Loop retiming consists of the following graph transformation: for each loop statement $ u $, we associate an integer shift $ r(u) $ which means that we delay the operation $ u $ by $ r(u) $ iterations. Then, each statement $ u $ that was representing the operation $ u $ of loop iteration $ i $ represents now the operation $ u $ of loop iteration $ i-r(u) $. The new distance of each arc $ e=(u,v) $ becomes equal to $ \lambda_r(e)=\lambda(e)+r(v)-r(u) $. Such new distance is always nonnegative $ \lambda_r(u)\ge 0, \forall u \in V $.

For more details about loop retiming, please study the excellent research article of Leiserson and Saxe published in Algorithmica 1991 (Retiming asynchronous circuits).

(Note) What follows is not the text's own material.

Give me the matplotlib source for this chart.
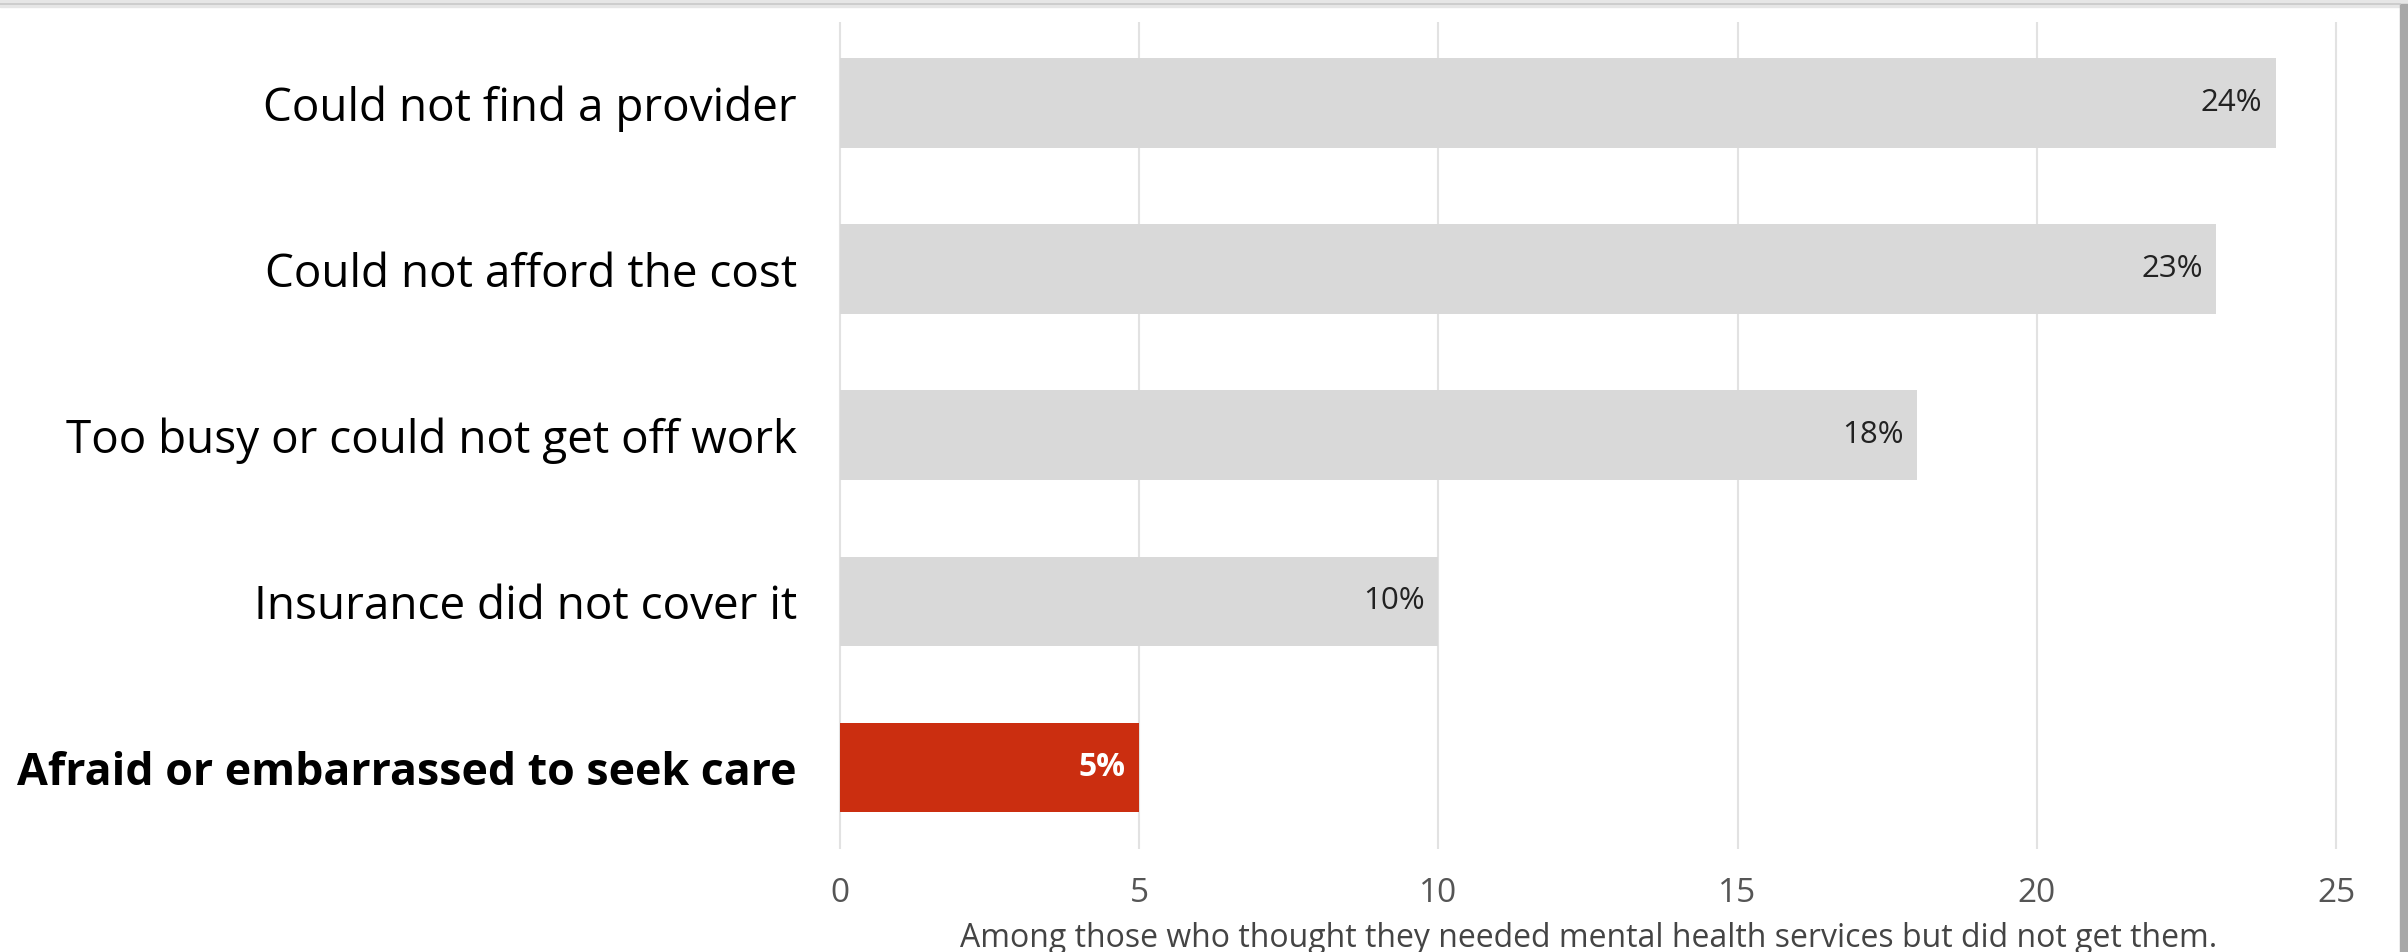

bool comparable ( node  u,
node  v 
)

Parameters:
[in] u A first node
[in] v A second node
Returns:
True if $ u \sim v $, i.e., $ u\le v \vee v \le u $.
Precondition:
$ u $ and $ v $ belongs to the same DAG. This is a notation from the lattices and order theory
Remarks:
$ \forall u \in V, u \sim u $
Examples:
dag_example.cpp.

std::string DDG::edge_type_to_string ( const   edge_type  ) 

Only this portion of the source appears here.